Hopac Job<T> is very much like Async<T> and Hopac Promise<T> is kind of a like a memoized Async<T>. So, roughly, if one can think of a way to use F# Async<T> nicely from C#, then a similar approach would likely work for Job<T> and probably also for Promise<T>.

With C# tasks a call of a function that returns a Task<T> effectively immediately starts a new logical thread (initially hijacking the current thread) whose result can be obtained from the returned Task<T> object. With F# async, however, the call of a function that returns an Async<T> just returns a computation that can be further composed and then ultimately needs to be explicitly run (executed as part of the current logical thread) or started (thus spawning a new logical thread).

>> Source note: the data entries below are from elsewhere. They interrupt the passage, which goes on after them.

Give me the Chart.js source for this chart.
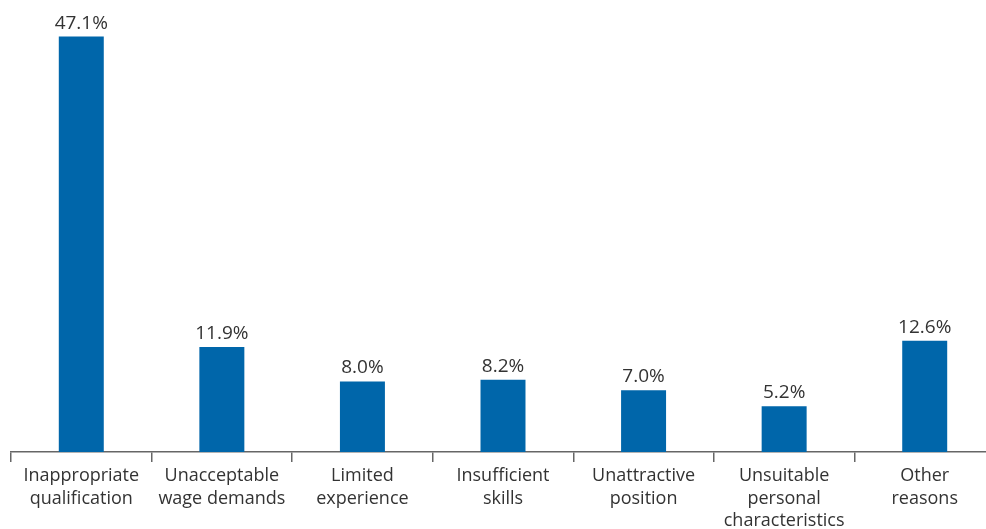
<!DOCTYPE html>
<html>
<head>
<meta charset="utf-8">
<script src="https://cdn.jsdelivr.net/npm/chart.js@4"></script>
<style>
  html, body { margin: 0; padding: 0; background: #fff; overflow: hidden; }
  #wrap { width: 1000px; height: 529px; }
</style>
</head>
<body>
<div id="wrap"><canvas id="reasons"></canvas></div>
<script>
const categories = [
  ['Inappropriate', 'qualification'],
  ['Unacceptable', 'wage demands'],
  ['Limited', 'experience'],
  ['Insufficient', 'skills'],
  ['Unattractive', 'position'],
  ['Unsuitable', 'personal', 'characteristics'],
  ['Other', 'reasons']
];
const shares = [47.1, 11.9, 8.0, 8.2, 7.0, 5.2, 12.6];

const FONT = '"Open Sans", Lato, sans-serif';

// value labels above bars
const barLabels = {
  id: 'barLabels',
  afterDatasetsDraw(chart) {
    const ctx = chart.ctx;
    const meta = chart.getDatasetMeta(0);
    ctx.save();
    ctx.fillStyle = '#333';
    ctx.font = '19px ' + FONT;
    ctx.textAlign = 'center';
    ctx.textBaseline = 'alphabetic';
    meta.data.forEach((bar, i) => {
      ctx.fillText(shares[i].toFixed(1) + '%', bar.x, bar.y - 8);
    });
    ctx.restore();
  }
};

const ctx = document.getElementById('reasons').getContext('2d');
const myChart = new Chart(ctx, {
  type: 'bar',
  data: {
    labels: categories,
    datasets: [{
      data: shares,
      backgroundColor: '#0066aa',
      categoryPercentage: 1,
      barPercentage: 0.32
    }]
  },
  options: {
    responsive: true,
    maintainAspectRatio: false,
    animation: false,
    layout: { padding: { left: 11, right: 5, top: 11, bottom: 0 } },
    plugins: { legend: { display: false }, tooltip: { enabled: false } },
    scales: {
      y: { display: false, min: 0, max: 50 },
      x: {
        afterFit(scale) { scale.height = 77; },
        grid: { drawOnChartArea: false, drawTicks: true, tickLength: 10, color: '#666', lineWidth: 1.5, offset: true },
        border: { display: true, color: '#666', width: 1.5 },
        ticks: {
          color: '#333',
          font: { family: FONT, size: 18, lineHeight: 1.25 },
          autoSkip: false,
          maxRotation: 0,
          padding: 3
        }
      }
    }
  },
  plugins: [barLabels]
});
</script>
</body>
</html>
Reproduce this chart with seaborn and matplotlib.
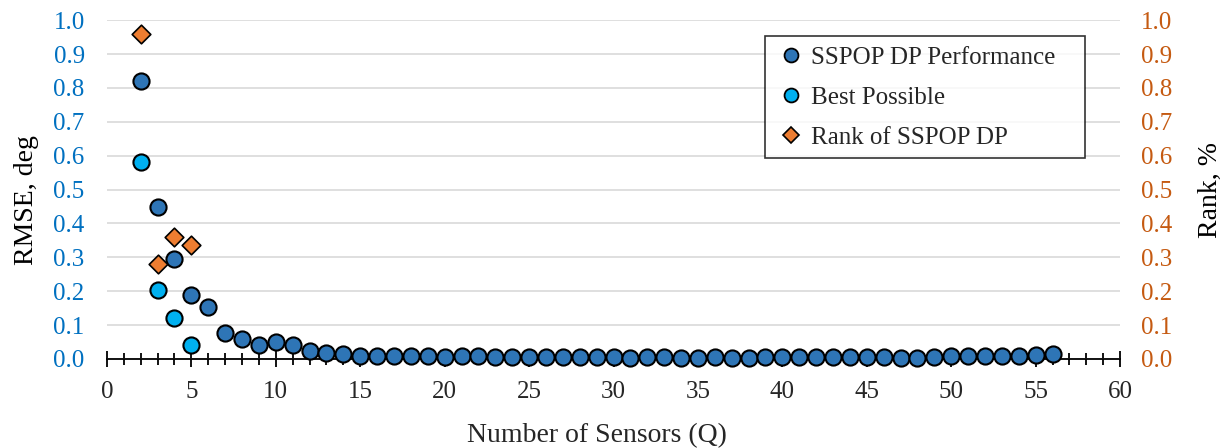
import matplotlib
matplotlib.use("Agg")
import matplotlib.pyplot as plt
import seaborn as sns
import numpy as np
import pandas as pd
from matplotlib.ticker import MultipleLocator
from matplotlib.lines import Line2D

sensors = list(range(2, 57))
sspop_rmse = [0.82, 0.45, 0.295, 0.19, 0.152, 0.077, 0.06, 0.04, 0.05, 0.04,
              0.025, 0.018, 0.015, 0.01, 0.01, 0.01, 0.009, 0.008, 0.007, 0.008,
              0.008, 0.007, 0.006, 0.006, 0.006, 0.006, 0.005, 0.006, 0.005, 0.004,
              0.005, 0.005, 0.004, 0.004, 0.005, 0.004, 0.004, 0.005, 0.005, 0.005,
              0.006, 0.006, 0.006, 0.005, 0.005, 0.004, 0.004, 0.006, 0.008, 0.008,
              0.008, 0.008, 0.009, 0.011, 0.014]
best_q = [2, 3, 4, 5]
best_rmse = [0.58, 0.205, 0.12, 0.04]
rank_q = [2, 3, 4, 5]
rank_pct = [0.96, 0.28, 0.36, 0.335]

c_dark = "#2E75B6"
c_light = "#00B0F0"
c_orange = "#ED7D31"
c_left = "#0070C0"
c_right = "#C55A11"

sns.set_theme(style="white")
plt.rcParams['font.family'] = ['Liberation Serif', 'DejaVu Serif']

fig = plt.figure(figsize=(12.28, 4.48), dpi=100)
ax = fig.add_axes([0.0871, 0.1987, 0.8250, 0.7563])
ax2 = ax.twinx()

df1 = pd.DataFrame({"Q": sensors, "RMSE": sspop_rmse})
df2 = pd.DataFrame({"Q": best_q, "RMSE": best_rmse})
df3 = pd.DataFrame({"Q": rank_q, "Rank": rank_pct})

sns.scatterplot(data=df1, x="Q", y="RMSE", ax=ax, color=c_dark, s=135,
                edgecolor="black", linewidth=1.5, zorder=5, clip_on=False)
sns.scatterplot(data=df2, x="Q", y="RMSE", ax=ax, color=c_light, s=135,
                edgecolor="black", linewidth=1.5, zorder=5, clip_on=False)
sns.scatterplot(data=df3, x="Q", y="Rank", ax=ax2, color=c_orange, s=90, marker="D",
                edgecolor="black", linewidth=1.2, zorder=5, clip_on=False)

ax.set_xlim(0, 60)
ax.set_ylim(0, 1.0)
ax2.set_ylim(0, 1.0)
yt = np.arange(0, 1.01, 0.1)
ax.set_yticks(yt)
ax2.set_yticks(yt)
ax.set_yticklabels([f"{v:.1f}" for v in yt], color=c_left, fontsize=18)
ax2.set_yticklabels([f"{v:.1f}" for v in yt], color=c_right, fontsize=18)
ax.xaxis.set_major_locator(MultipleLocator(5))
ax.xaxis.set_minor_locator(MultipleLocator(1))
ax.tick_params(axis="x", which="major", direction="inout", length=11, width=1.3,
               color="black", labelsize=18, pad=10, bottom=True)
ax.tick_params(axis="x", which="minor", direction="inout", length=8, width=1.3,
               color="black", bottom=True)
ax.tick_params(axis="y", length=0, pad=16)
ax2.tick_params(axis="y", length=0, pad=15)

for s in ["left", "right", "top"]:
    ax.spines[s].set_visible(False)
    ax2.spines[s].set_visible(False)
ax2.spines["bottom"].set_visible(False)
ax.spines["bottom"].set_color("black")
ax.spines["bottom"].set_linewidth(1.3)

ax.grid(axis="y", color="#D9D9D9", linewidth=1.2)
ax.set_axisbelow(True)

ax.set_xlabel("Number of Sensors (Q)", fontsize=20, color="#262626", labelpad=6)
ax.xaxis.set_label_coords(0.484, -0.19)
ax.set_ylabel("RMSE, deg", fontsize=20, color="black", labelpad=10)
ax.yaxis.set_label_coords(-0.067, 0.47)
ax2.set_ylabel("Rank, %", fontsize=20, color="black", labelpad=10)
ax2.yaxis.set_label_coords(1.077, 0.5)

handles = [
    Line2D([], [], marker="o", linestyle="none", markerfacecolor=c_dark,
           markeredgecolor="black", markersize=10, markeredgewidth=1.3),
    Line2D([], [], marker="o", linestyle="none", markerfacecolor=c_light,
           markeredgecolor="black", markersize=10, markeredgewidth=1.3),
    Line2D([], [], marker="D", linestyle="none", markerfacecolor=c_orange,
           markeredgecolor="black", markersize=8, markeredgewidth=1.2),
]
leg = ax2.legend(handles, ["SSPOP DP Performance", "Best Possible", "Rank of SSPOP DP"],
                 loc="upper left", mode="expand",
                 bbox_to_anchor=(765 / 1228, 1 - 155 / 448, 320 / 1228, 119 / 448),
                 bbox_transform=fig.transFigure, fontsize=18,
                 frameon=True, fancybox=False, edgecolor="black", handletextpad=0.15,
                 handlelength=1.3, labelspacing=0.7, borderpad=0.4, borderaxespad=0)
leg.get_frame().set_linewidth(1.2)
if ax.get_legend():
    ax.get_legend().remove()

fig.savefig("out.png", dpi=100)
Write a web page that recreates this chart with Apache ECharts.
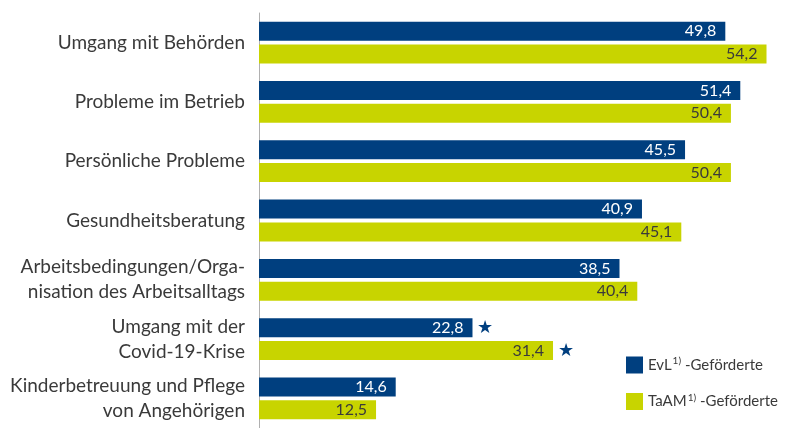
<!DOCTYPE html>
<html>
<head>
<meta charset="utf-8">
<script src="https://cdn.jsdelivr.net/npm/echarts@6/dist/echarts.min.js"></script>
<style>
  html, body { margin: 0; padding: 0; background: #fff; }
  #chart { width: 785px; height: 428px; }
</style>
</head>
<body>
<div id="chart"></div>
<script>
// Kategorien (von oben nach unten)
var categories = [
  'Umgang mit Behörden',
  'Probleme im Betrieb',
  'Persönliche Probleme',
  'Gesundheitsberatung',
  'Arbeitsbedingungen/Orga-\nnisation des Arbeitsalltags',
  'Umgang mit der\nCovid-19-Krise',
  'Kinderbetreuung und Pflege\nvon Angehörigen'
]
var seriesNames = ['EvL', 'TaAM']
var evlValues = [49.8, 51.4, 45.5, 40.9, 38.5, 22.8, 14.6]
var taamValues = [54.2, 50.4, 50.4, 45.1, 40.4, 31.4, 12.5]
// Sternchen-Markierungen (Index der Kategorie)
var evlStars = [5]
var taamStars = [5]

var blue = '#003f7f'
var yellow = '#c8d400'
var textColor = '#3a3a3a'
var font = 'Lato'

function fmt(v) {
  return String(v.toFixed(1)).replace('.', ',')
}

function starPoints(values, idx) {
  return idx.map(function (i) {
    return { coord: [values[i], categories[i]] }
  })
}

function makeSeries(name, values, color, labelColor, stars) {
  return {
    name: name,
    type: 'bar',
    data: values,
    barWidth: 19,
    barGap: '20%',
    itemStyle: { color: color },
    label: {
      show: true,
      position: 'insideRight',
      distance: 9,
      color: labelColor,
      fontFamily: font,
      fontSize: 16,
      formatter: function (p) { return fmt(p.value) }
    },
    markPoint: {
      symbol: 'circle',
      symbolSize: 1,
      itemStyle: { color: 'rgba(0,0,0,0)' },
      label: {
        show: true,
        position: 'right',
        distance: 4,
        formatter: '★',
        color: blue,
        fontSize: 18
      },
      data: starPoints(values, stars)
    }
  }
}

var myChart = echarts.init(document.getElementById('chart'))
myChart.setOption({
  animation: false,
  backgroundColor: '#fff',
  textStyle: { fontFamily: font },
  grid: { left: 259, top: 13, width: 515, height: 420 },
  legend: {
    orient: 'vertical',
    left: 621,
    top: 351,
    itemWidth: 17,
    itemHeight: 17,
    itemGap: 19,
    icon: 'rect',
    selectedMode: false,
    data: seriesNames,
    formatter: function (n) {
      return '{a|' + n + '}{s|1)}{a| -Geförderte}'
    },
    textStyle: {
      rich: {
        a: { fontSize: 15, color: textColor, fontFamily: font },
        s: { fontSize: 10, color: textColor, fontFamily: font, verticalAlign: 'top', padding: [0, 0, 8, 1] }
      }
    }
  },
  xAxis: {
    type: 'value',
    min: 0,
    max: 55,
    show: false
  },
  yAxis: {
    type: 'category',
    data: categories,
    inverse: true,
    axisLine: { show: true, lineStyle: { color: '#b0b0b0', width: 1 } },
    axisTick: { show: false },
    axisLabel: {
      margin: 14,
      color: textColor,
      fontFamily: font,
      fontSize: 19,
      lineHeight: 25,
      align: 'right'
    }
  },
  series: [
    makeSeries(seriesNames[0], evlValues, blue, '#ffffff', evlStars),
    makeSeries(seriesNames[1], taamValues, yellow, textColor, taamStars)
  ]
})
</script>
</body>
</html>
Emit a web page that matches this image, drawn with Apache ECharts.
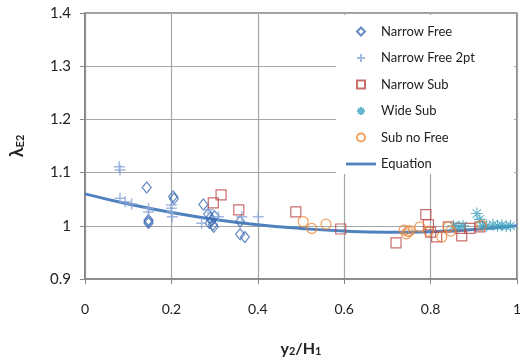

So, both Job<T> and Async<T> represent computations that need to be explicitly run to get a value of type T. A Task<T>, OTOH, normally represents a computation that has already been started (and might have completed already). A Promise<T> represents a computation whose result will be "memoized" and that has already been started or will start when the result is requested by attempting to run (or start) the computation.

You mentioned getting fed up with C# tasks. Can you tell more?

Personally I find that the C# task model can be trickier to program with due to the way a function call effectively immediately starts a new logical thread. If you don't want to immediately start a new logical thread, you have to carefully manage the point at which the function call is made.